Apesar da leve alta no número unidades imobiliárias vendidas, os lançamentos registraram queda no início de 2022, já refletindo as incertezas geradas pelo ambiente macroeconômico. O destaque negativo ficou por conta do programa Casa Verde Amarela com desempenho aquém do esperado. Por outro lado, há a promessa do Governo em ampliar o subsídio e reduzir a taxas de juros desse programa, podendo trazer um alento ao setor da construção.

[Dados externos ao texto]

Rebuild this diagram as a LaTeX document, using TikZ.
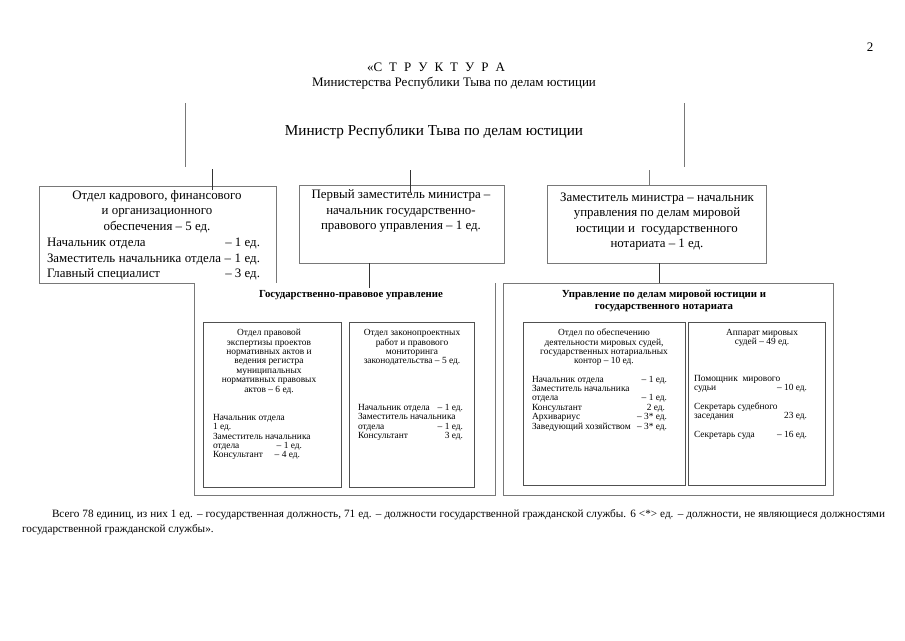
\documentclass[tikz,border=0pt]{standalone}
\usepackage{fontspec}
\setmainfont{Liberation Serif}
\newcommand\ttlfont{\fontsize{13}{14}\selectfont}
\newcommand\minfont{\fontsize{15.2}{17}\selectfont}
\newcommand\bxfont{\fontsize{12.9}{15.5}\selectfont}
\newcommand\hdfont{\fontsize{10.8}{12}\selectfont\bfseries}
\newcommand\infont{\fontsize{9.4}{9.4}\selectfont}
\newcommand\ftfont{\fontsize{11.2}{12}\selectfont}
\definecolor{lnc}{RGB}{120,120,120}
\definecolor{lnd}{RGB}{80,80,80}
\begin{document}
\begin{tikzpicture}[x=1pt,y=-1pt,
  every node/.style={inner sep=0pt,outer sep=0pt},
  frame/.style={draw=lnc,line width=0.8pt},
  inbox/.style={draw=lnd,line width=0.8pt},
  conn/.style={draw=black!80,line width=0.8pt}]
\fill[white] (0,0) rectangle (905,640);
\useasboundingbox (0,0) rectangle (905,640);

% box shapes
\node[minimum width=499pt,minimum height=64pt] (min) at (434.5,135) {};
\node[minimum width=237pt,minimum height=97pt] (kadr) at (157.5,234.5) {};
\node[frame,minimum width=205pt,minimum height=78pt] (perv) at (401.5,224) {};
\node[frame,minimum width=219pt,minimum height=78pt] (zam) at (656.5,224) {};
\node[minimum width=301pt,minimum height=212pt] (gpu) at (344.5,389) {};
\node[frame,minimum width=330pt,minimum height=212pt] (umu) at (668,389) {};
\node[inbox,minimum width=138pt,minimum height=165pt] (in1) at (272,404.5) {};
\node[inbox,minimum width=125pt,minimum height=165pt] (in2) at (411.5,404.5) {};
\node[inbox,minimum width=162pt,minimum height=163pt] (in3) at (604,403.5) {};
\node[inbox,minimum width=137pt,minimum height=163pt] (in4) at (756.5,403.5) {};

\draw[frame] (min.north west) -- (min.south west);
\draw[frame] (min.north east) -- (min.south east);
\draw[frame] (gpu.north west) -- (kadr.south west) -- (kadr.north west) -- (kadr.north east) -- (kadr.south east);
\draw[frame] (gpu.north west) -- (gpu.south west) -- (gpu.south east) -- (gpu.north east);

% connectors
\coordinate (k1) at (212,0);
\coordinate (k2) at (410,0);
\coordinate (k3) at (649,0);
\coordinate (k4) at (369,0);
\coordinate (k5) at (659,0);
\draw[conn] ([yshift=-2pt]min.south -| k1) -- ([yshift=-4pt]kadr.north -| k1);
\draw[conn] ([yshift=-3pt]min.south -| k2) -- ([yshift=-7pt]perv.north -| k2);
\draw[frame] ([yshift=-3pt]min.south -| k3) -- (zam.north -| k3);
\draw[conn] (perv.south -| k4) -- ([yshift=-5pt]gpu.north -| k4);
\draw[conn] (zam.south -| k5) -- (umu.north -| k5);

% texts
\node[font=\ttlfont] (pagenum) at (870,47) {2};
\node[font=\ttlfont] (title) at (436,67) {\makebox[138pt][s]{«С Т Р У К Т У Р А}};
\node[font=\ttlfont] (subtitle) at (454,83) {Министерства Республики Тыва по делам юстиции};
\node[font=\minfont] (minT) at (434,132) {Министр Республики Тыва по делам юстиции};

\node[font=\bxfont,align=center] (kadrA) at (157,211.5) {Отдел кадрового, финансового\\и организационного\\обеспечения – 5 ед.};
\node[font=\bxfont,align=left,anchor=west] (kadrB) at (47,259) {\makebox[213pt][l]{Начальник отдела\hfill– 1 ед.}\\\makebox[213pt][s]{Заместитель начальника отдела – 1 ед.}\\\makebox[213pt][l]{Главный специалист\hfill– 3 ед.}};
\node[font=\bxfont,align=center] (pervT) at (401,211) {Первый заместитель министра –\\начальник государственно-\\правового управления – 1 ед.};
\node[font=\bxfont,align=center] (zamT) at (657,221.5) {Заместитель министра – начальник\\управления по делам мировой\\юстиции и\ \ государственного\\нотариата – 1 ед.};

\node[font=\hdfont,align=center] (gpuT) at (351,295) {Государственно-правовое управление};
\node[font=\hdfont,align=center] (umuT) at (664,301) {Управление по делам мировой юстиции и\\государственного нотариата};

\node[font=\infont,align=center] (in1A) at (269,361.5) {Отдел правовой\\экспертизы проектов\\нормативных актов и\\ведения регистра\\муниципальных\\нормативных правовых\\актов – 6 ед.};
\node[font=\infont,align=left,anchor=west] (in1B) at (213,437) {Начальник отдела\\1 ед.\\Заместитель начальника\\\makebox[89pt][l]{отдела\hfill– 1 ед.}\\\makebox[87pt][l]{Консультант\hfill– 4 ед.}};

\node[font=\infont,align=center] (in2A) at (412,347.5) {Отдел законопроектных\\работ и правового\\мониторинга\\законодательства – 5 ед.};
\node[font=\infont,align=left,anchor=west] (in2B) at (358,422.5) {\makebox[105pt][l]{Начальник отдела\hfill– 1 ед.}\\Заместитель начальника\\\makebox[105pt][l]{отдела\hfill– 1 ед.}\\\makebox[105pt][l]{Консультант\hfill3 ед.}};

\node[font=\infont,align=center] (in3A) at (604,347.5) {Отдел по обеспечению\\деятельности мировых судей,\\государственных нотариальных\\контор – 10 ед.};
\node[font=\infont,align=left,anchor=west] (in3B) at (532,403.5) {\makebox[135pt][l]{Начальник отдела\hfill– 1 ед.}\\Заместитель начальника\\\makebox[135pt][l]{отдела\hfill– 1 ед.}\\\makebox[133pt][l]{Консультант\hfill2 ед.}\\\makebox[135pt][l]{Архивариус\hfill– 3* ед.}\\\makebox[135pt][l]{Заведующий хозяйством\hfill– 3* ед.}};

\node[font=\infont,align=center] (in4A) at (762,338) {Аппарат мировых\\судей – 49 ед.};
\node[font=\infont,align=left,anchor=west] (in4B) at (694,407.5) {Помощник\ \ мирового\\\makebox[113pt][l]{судьи\hfill– 10 ед.}\\\mbox{}\\Секретарь судебного\\\makebox[113pt][l]{заседания\hfill23 ед.}\\\mbox{}\\\makebox[113pt][l]{Секретарь суда\hfill– 16 ед.}};

\node[font=\ftfont,anchor=west] (foot1) at (52,515) {\makebox[833pt][s]{Всего 78 единиц, из них 1 ед. – государственная должность, 71 ед. – должности государственной гражданской службы. 6 <*> ед. – должности, не являющиеся должностями}};
\node[font=\ftfont,anchor=west] (foot2) at (22,530) {государственной гражданской службы».};
\end{tikzpicture}
\end{document}
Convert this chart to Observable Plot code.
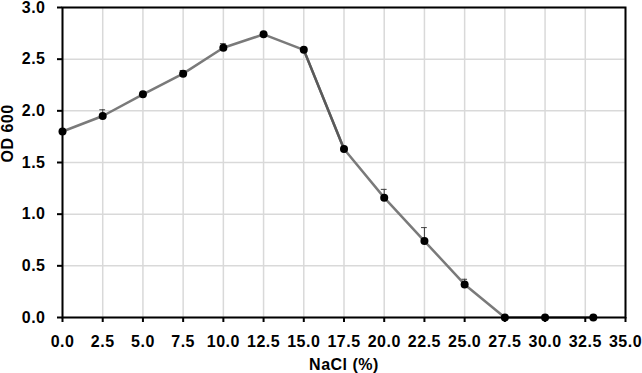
<!DOCTYPE html>
<html><head><meta charset="utf-8">
<script src="https://cdn.jsdelivr.net/npm/d3@7"></script>
<script src="https://cdn.jsdelivr.net/npm/@observablehq/plot@0.6"></script>
<style>body{margin:0;background:#fff} svg text{letter-spacing:0.5px}</style>
</head><body><div id="chart"></div>
<script>
const nacl = [0, 2.5, 5, 7.5, 10, 12.5, 15, 17.5, 20, 22.5, 25, 27.5, 30, 33];
const od600 = [1.80, 1.95, 2.16, 2.36, 2.61, 2.74, 2.59, 1.63, 1.16, 0.74, 0.32, 0, 0, 0];
const odError = [0.01, 0.06, 0.01, 0.03, 0.04, 0.01, 0.01, 0.01, 0.08, 0.13, 0.05, 0, 0, 0];
const xTicks = [0, 2.5, 5, 7.5, 10, 12.5, 15, 17.5, 20, 22.5, 25, 27.5, 30, 32.5, 35];
const yTicks = [0, 0.5, 1.0, 1.5, 2.0, 2.5, 3.0];
const xLabel = "NaCl (%)";
const yLabel = "OD 600";

const data = nacl.map((x, i) => ({x, y: od600[i], e: odError[i]}));
const errs = data.filter(d => d.e > 0.02);

const font = "'Liberation Sans', Arial, sans-serif";
const fmt = d3.format(".1f");
const chart = Plot.plot({
  width: 642, height: 373,
  marginLeft: 62, marginRight: 17, marginTop: 7, marginBottom: 56,
  style: {fontFamily: font, fontSize: "16px", fontWeight: "bold", color: "#000", background: "#fff"},
  x: {domain: [0, 35]},
  y: {domain: [0, 3]},
  marks: [
    Plot.gridX(xTicks, {stroke: "#d9d9d9", strokeOpacity: 1, strokeWidth: 1.5}),
    Plot.gridY(yTicks, {stroke: "#d9d9d9", strokeOpacity: 1, strokeWidth: 1.5}),
    Plot.ruleX(errs, {x: "x", y1: "y", y2: d => d.y + d.e, stroke: "#404040", strokeWidth: 1}),
    Plot.ruleY(errs, {y: d => d.y + d.e, x1: d => d.x - 0.18, x2: d => d.x + 0.18, stroke: "#404040", strokeWidth: 1}),
    Plot.line(data, {x: "x", y: "y", stroke: "#7a7a7a", strokeWidth: 2.5}),
    Plot.line(data.slice(6, 8), {x: "x", y: "y", stroke: "#5a5a5a", strokeWidth: 2.5}),
    Plot.dot(data, {x: "x", y: "y", r: 4, fill: "#000", stroke: "none"}),
    Plot.frame({stroke: "#000", strokeWidth: 2}),
    Plot.axisX({ticks: xTicks, tickFormat: fmt, tickSize: 5, tickPadding: 13, strokeWidth: 2, fontSize: 16, fontWeight: "bold", label: null}),
    Plot.axisY({ticks: yTicks, tickFormat: fmt, tickSize: 5, tickPadding: 12, strokeWidth: 2, fontSize: 16, fontWeight: "bold", label: null}),
    Plot.text([xLabel], {frameAnchor: "bottom", dy: 52, text: d => d, fontSize: 16, fontWeight: "bold", fill: "#000"}),
    Plot.text([yLabel], {frameAnchor: "left", dx: -55, rotate: -90, text: d => d, fontSize: 16, fontWeight: "bold", fill: "#000"})
  ]
});
document.getElementById("chart").appendChild(chart);
</script></body></html>
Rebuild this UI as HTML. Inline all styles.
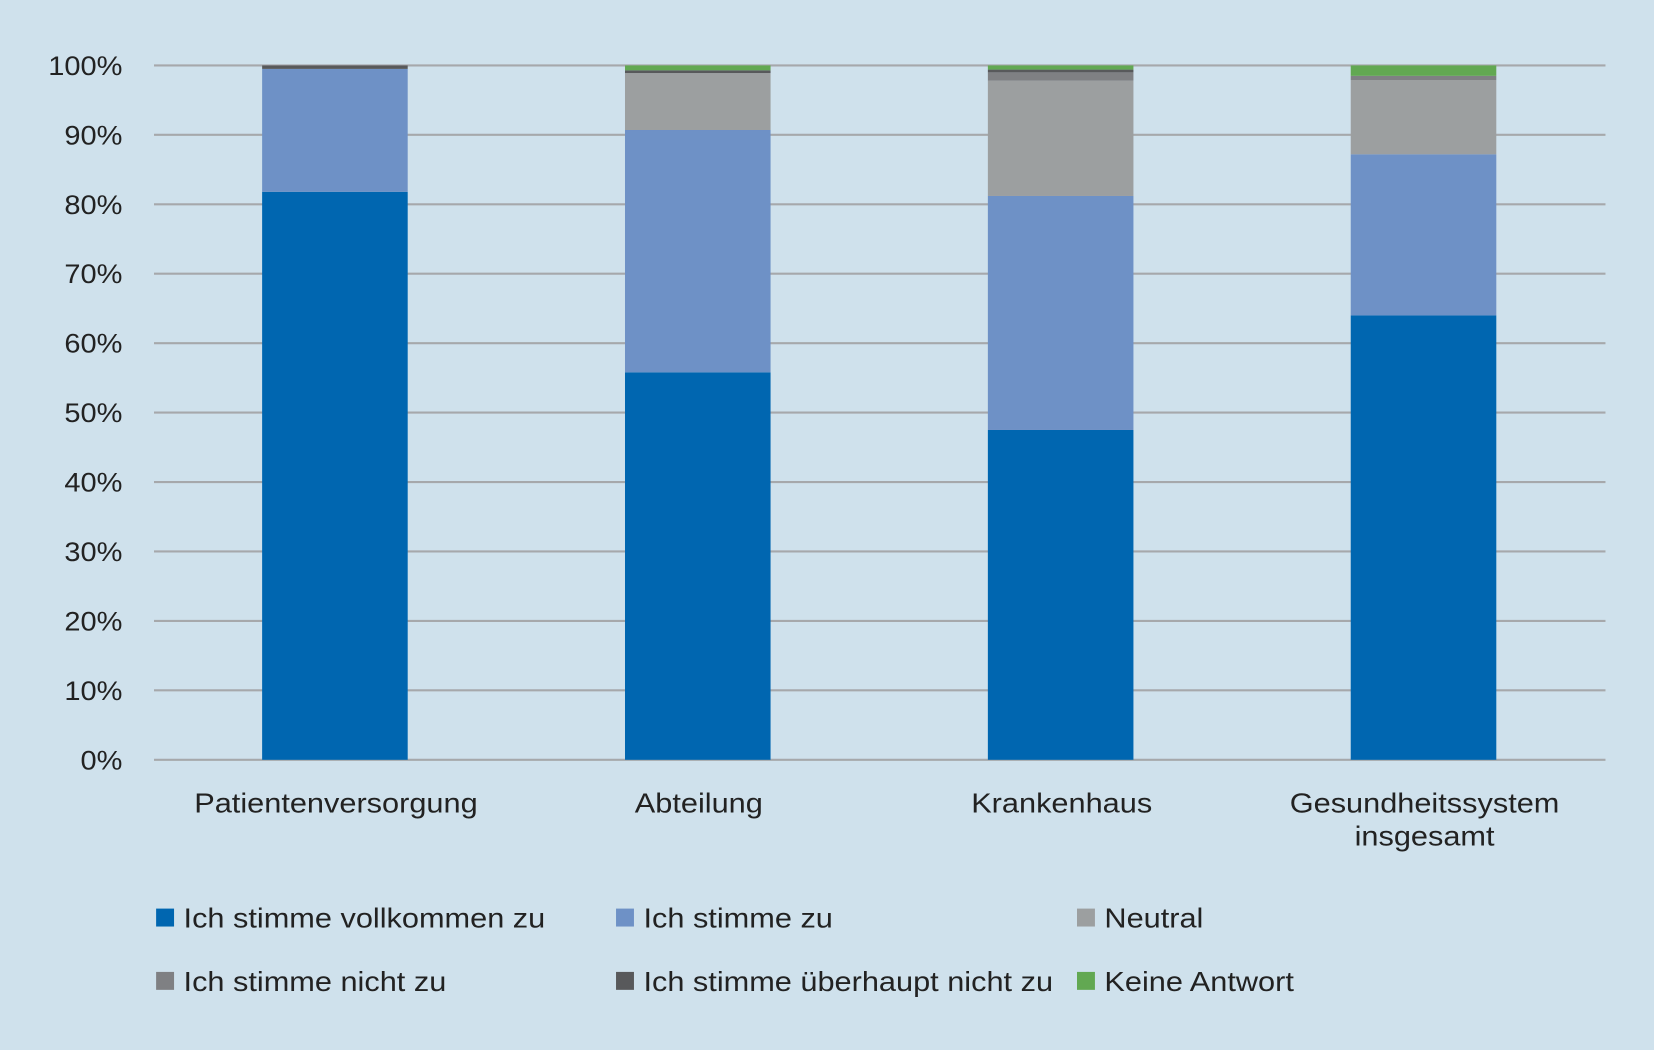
<!DOCTYPE html>
<html><head><meta charset="utf-8"><style>
html,body{margin:0;padding:0;background:#cfe1ec;}
svg{display:block;font-family:"Liberation Sans",Carlito,sans-serif;}
</style></head><body>
<svg id="chart" width="1654" height="1050" viewBox="0 0 1568 995" preserveAspectRatio="none">
<rect width="1568" height="995" fill="#cfe1ec"/>
<g id="grid"></g><g id="bars"></g><g id="labels"></g><g id="legend"></g>
</svg>
<script>
const categories = [["Patientenversorgung"],["Abteilung"],["Krankenhaus"],["Gesundheitssystem","insgesamt"]];
const seriesNames = ["Ich stimme vollkommen zu","Ich stimme zu","Neutral","Ich stimme nicht zu","Ich stimme überhaupt nicht zu","Keine Antwort"];
const vollkommen = [81.8, 55.8, 47.5, 64.0];
const zu = [17.7, 34.9, 33.7, 23.2];
const neutral = [0, 8.2, 16.6, 10.7];
const nichtZu = [0, 0, 1.2, 0.6];
const ueberhauptNicht = [0.5, 0.4, 0.4, 0];
const keineAntwort = [0, 0.7, 0.6, 1.5];
const yTicks = [0,10,20,30,40,50,60,70,80,90,100];

const series = [vollkommen, zu, neutral, nichtZu, ueberhauptNicht, keineAntwort];
const colors = ["#0066b0","#6e91c6","#9c9fa0","#7f8083","#58595b","#62a852"];
const NS = "http://www.w3.org/2000/svg";
const plotL = 146, plotR = 1522, y0 = 720, y100 = 62;
const y = v => y0 - (v/100)*(y0-y100);
const band = (plotR-plotL)/categories.length;
const xc = i => plotL + band*(i+0.5) - 0.5;
const barW = 138;
function mk(tag, attrs, parent){const e=document.createElementNS(NS,tag);for(const k in attrs)e.setAttribute(k,attrs[k]);parent.appendChild(e);return e;}
function widen(t, f){const w=t.getComputedTextLength();t.setAttribute('textLength',(w*f).toFixed(1));t.setAttribute('lengthAdjust','spacingAndGlyphs');}
const grid=document.getElementById('grid'), bars=document.getElementById('bars'), labels=document.getElementById('labels'), legend=document.getElementById('legend');
yTicks.forEach(t=>{
  const l=mk('line',{x1:plotL,x2:plotR,y1:y(t),y2:y(t),stroke:'#a6a8ab','stroke-width':2},grid);
  
  
  const tx=mk('text',{x:116,y:y(t)+9,'text-anchor':'end','font-size':25,fill:'#222'},labels);
  tx.textContent=t+'%';
  
  
  widen(tx,1.1);
});
categories.forEach((c,i)=>{
  let acc=0;
  series.forEach((s,si)=>{
    const v=s[i]; if(!v) return;
    const r=mk('rect',{x:xc(i)-barW/2,width:barW,y:y(acc+v),height:y(acc)-y(acc+v),fill:colors[si]},bars);
    
    
    acc+=v;
  });
  c.forEach((line,li)=>{
    const tx=mk('text',{x:xc(i)+1,y:770+li*31,'text-anchor':'middle','font-size':26,fill:'#222'},labels);
    tx.textContent=line;
    
    
    widen(tx,1.12);
  });
});
const legX=[148,584,1021], legY=[870,930];
seriesNames.forEach((n,i)=>{
  const x=legX[i%3], yy=legY[Math.floor(i/3)];
  const g=mk('g',{},legend);
  
  
  mk('rect',{x:x,y:yy-9,width:17,height:17,fill:colors[i]},g);
  const tx=mk('text',{x:x+26,y:yy+9,'font-size':26,fill:'#222'},g);
  tx.textContent=n;
  widen(tx,1.12);
});
</script>
</body></html>
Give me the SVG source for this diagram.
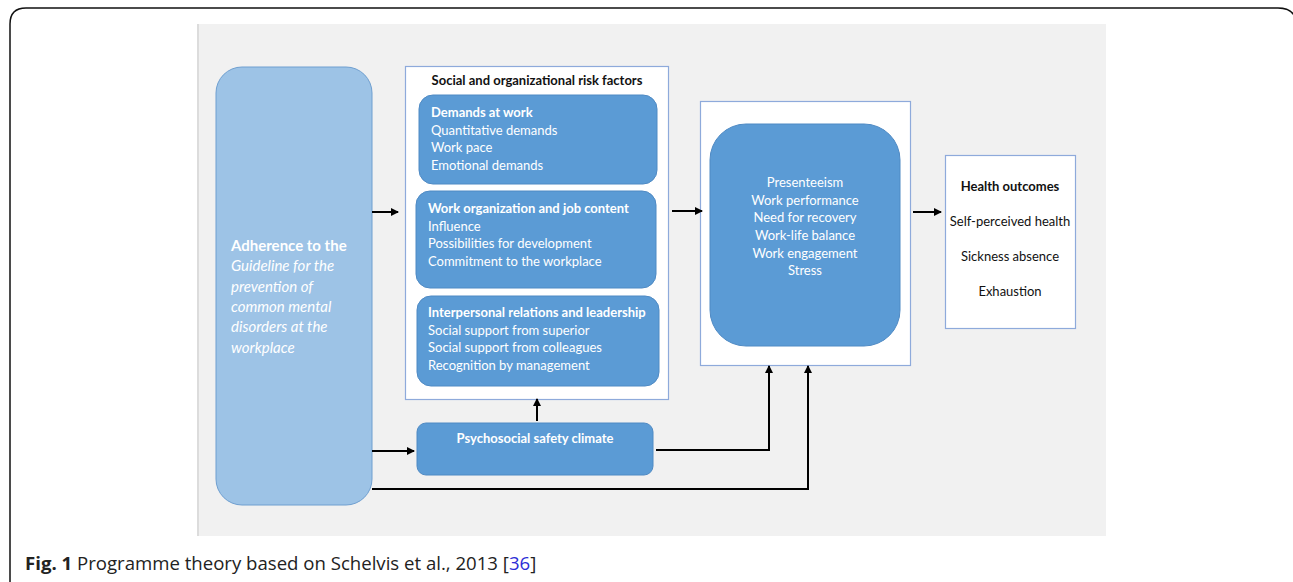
<svg xmlns="http://www.w3.org/2000/svg" width="1293" height="582" viewBox="0 0 1293 582">
<style>
.t{font-family:Lato,"Open Sans","Liberation Sans",sans-serif;font-size:13px;fill:#ffffff}
.b{font-weight:bold}
.k{fill:#111111}
.a{font-size:15px}
.box{fill:#5b9bd5;stroke:#4f8ac4;stroke-width:1}
.frame{fill:#ffffff;stroke:#8eaadb;stroke-width:1.2}
.c{fill:none;stroke:#000;stroke-width:2}
</style>
<defs>
<marker id="ah" markerWidth="9" markerHeight="9" refX="7" refY="4.5" orient="auto" markerUnits="userSpaceOnUse">
<path d="M0,0.5 L8,4.5 L0,8.5 z" fill="#000"/>
</marker>
</defs>
<rect x="0" y="0" width="1293" height="582" fill="#ffffff"/>
<path d="M10,590 L10,24 Q10,8 26,8 L1278,8 Q1293,8 1296,20" fill="none" stroke="#111" stroke-width="1.5"/>
<rect x="197" y="24" width="909" height="512" fill="#f1f1f1"/>
<line x1="198" y1="24" x2="198" y2="536" stroke="#dcdcdc" stroke-width="2"/>

<g id="adherence">
<rect x="216" y="67" width="156" height="438" rx="26" fill="#9dc3e6" stroke="#6f9fd0" stroke-width="1"/>
<text class="t b a" x="231" y="251">Adherence to the</text>
<text class="t a" x="231" y="271" font-style="italic" fill="#eef4fb">Guideline for the</text>
<text class="t a" x="231" y="292" font-style="italic" fill="#eef4fb">prevention of</text>
<text class="t a" x="231" y="312" font-style="italic" fill="#eef4fb">common mental</text>
<text class="t a" x="231" y="332" font-style="italic" fill="#eef4fb">disorders at the</text>
<text class="t a" x="231" y="353" font-style="italic" fill="#eef4fb">workplace</text>
</g>

<g id="risk-factors">
<rect class="frame" x="405.5" y="66.5" width="263" height="333"/>
<text class="t b k" x="537" y="85" text-anchor="middle" font-size="12.5">Social and organizational risk factors</text>
</g>
<g id="demands">
<rect class="box" x="419" y="95" width="238" height="89" rx="14"/>
<text class="t b" x="431" y="117">Demands at work</text>
<text class="t" x="431" y="135">Quantitative demands</text>
<text class="t" x="431" y="152">Work pace</text>
<text class="t" x="431" y="170">Emotional demands</text>
</g>
<g id="work-organization">
<rect class="box" x="416" y="191" width="240" height="97" rx="14"/>
<text class="t b" x="428" y="213">Work organization and job content</text>
<text class="t" x="428" y="231">Influence</text>
<text class="t" x="428" y="248">Possibilities for development</text>
<text class="t" x="428" y="266">Commitment to the workplace</text>
</g>
<g id="interpersonal">
<rect class="box" x="417" y="296" width="242" height="90" rx="14"/>
<text class="t b" x="428" y="317">Interpersonal relations and leadership</text>
<text class="t" x="428" y="335">Social support from superior</text>
<text class="t" x="428" y="352">Social support from colleagues</text>
<text class="t" x="428" y="370">Recognition by management</text>
</g>

<g id="psychosocial">
<rect class="box" x="417" y="423" width="236" height="52" rx="9"/>
<text class="t b" x="535" y="443" text-anchor="middle" font-size="12.5">Psychosocial safety climate</text>
</g>

<g id="outcomes-mid">
<rect class="frame" x="700.5" y="101.5" width="210" height="264"/>
<rect class="box" x="710" y="124" width="190" height="222" rx="36"/>
<text class="t" x="805" y="187" text-anchor="middle">Presenteeism</text>
<text class="t" x="805" y="205" text-anchor="middle">Work performance</text>
<text class="t" x="805" y="222" text-anchor="middle">Need for recovery</text>
<text class="t" x="805" y="240" text-anchor="middle">Work-life balance</text>
<text class="t" x="805" y="258" text-anchor="middle">Work engagement</text>
<text class="t" x="805" y="275" text-anchor="middle">Stress</text>
</g>

<g id="health-outcomes">
<rect class="frame" x="945.5" y="155.5" width="130" height="173"/>
<text class="t b k" x="1010" y="191" text-anchor="middle">Health outcomes</text>
<text class="t k" x="1010" y="226" text-anchor="middle">Self-perceived health</text>
<text class="t k" x="1010" y="261" text-anchor="middle">Sickness absence</text>
<text class="t k" x="1010" y="296" text-anchor="middle">Exhaustion</text>
</g>

<g id="connectors">
<path class="c" d="M372,212 L398,212" marker-end="url(#ah)"/>
<path class="c" d="M672,211 L702,211" marker-end="url(#ah)"/>
<path class="c" d="M913,212 L941,212" marker-end="url(#ah)"/>
<path class="c" d="M372,451 L414,451" marker-end="url(#ah)"/>
<path class="c" d="M537,421 L537,399" marker-end="url(#ah)"/>
<path class="c" d="M656,450 L769,450 L769,366" marker-end="url(#ah)"/>
<path class="c" d="M372,489 L808,489 L808,366" marker-end="url(#ah)"/>
</g>

<g id="caption">
<text x="25" y="570" font-family="'Open Sans','Noto Sans','Liberation Sans',sans-serif" font-size="18.6" fill="#222"><tspan font-weight="bold">Fig. 1</tspan> Programme theory based on Schelvis et al., 2013 [<tspan fill="#2d2dd6">36</tspan>]</text>
</g>
</svg>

AS TRANSFORMAÇÕES DA INDÚSTRIA DO CIMENTO
De acordo com estudo promovido pelo Sindicato Nacional da Indústria do Cimento (SNIC), a partir dos dados da última Pesquisa de Orçamento Familiar (POF), do IBGE — Instituto Brasileiro de Geografia e Estatística, ao longo dos anos o brasileiro está gastando menos com obras em suas moradias. Segundo as conclusões apontadas na pesquisa, se no final dos anos 1990, cerca de 6% da renda familiar era direcionada para obras, reformas e pequenas melhorias, em sua última edição (2018) a constatação foi de que apenas 1,9% de todos os ganhos tiveram o mesmo destino.
Diante dessa mudança no perfil de consumo da população brasileira, além de estimular obras e reformas, é fundamental ter indutores de demanda por cimento, como a ampliação do investimento em infraestrutura e habitação.
EMERGÊNCIA CLIMÁTICA
Para o setor cimenteiro, que tem como uma das suas prioridades a pauta ambiental, avançar ainda mais na redução de sua pegada de carbono e em direção a sua neutralidade é fundamental.
Na agenda de sustentabilidade, a indústria brasileira do cimento deu um importante passo no mês passado junto à Associação Global de Cimento e Concreto (GCCA), sendo escolhido como um dos 5 países a integrar o programa global de elaboração de roadmaps nacionais Net Zero em Carbono.
O setor já tinha lançado o seu Roadmap de Redução de Carbono em 2019, fruto da cooperação com importantes instituições internacionais como Agência Internacional de Energia, Banco Mundial e Conselho Empresarial Mundial de Desenvolvimento Sustentável. O projeto, pioneiro entre os setores industriais nacionais, propõe até 2050 a redução de mais 33% sobre a sua já baixa intensidade de emissões, atualmente a menor do mundo.
Agora a atividade cimenteira se antecipa novamente ao dar início a este ambicioso projeto, ampliando o alcance do Roadmap original não somente sobre o processo produtivo do cimento, mas sobre o uso do produto no concreto e na construção, de forma a alcançar a neutralidade em carbono no seu ciclo de vida até 2050.
A iniciativa vem num momento mais do que oportuno, quando se discute no âmbito nacional a descarbonização dos setores industriais — e da economia como um todo — através da implementação de um mercado de carbono no Brasil, seja pelo PL 2.148/15 que tramita em regime de urgência na Câmara dos Deputados, seja pelo Decreto 11.075/2022, publicado em maio e que estabelece, dentre outros, a necessidade de se elaborarem Planos Setoriais de Mitigação de Gases Efeito Estufa.
Uma das principais ferramentas para a descarbonização do setor passa pela substituição de combustíveis fósseis por combustíveis alternativos, através da atividade conhecida como coprocessamento, que alcançou 28% de participação na matriz energética – antecipando a meta prevista no Roadmap para 2025.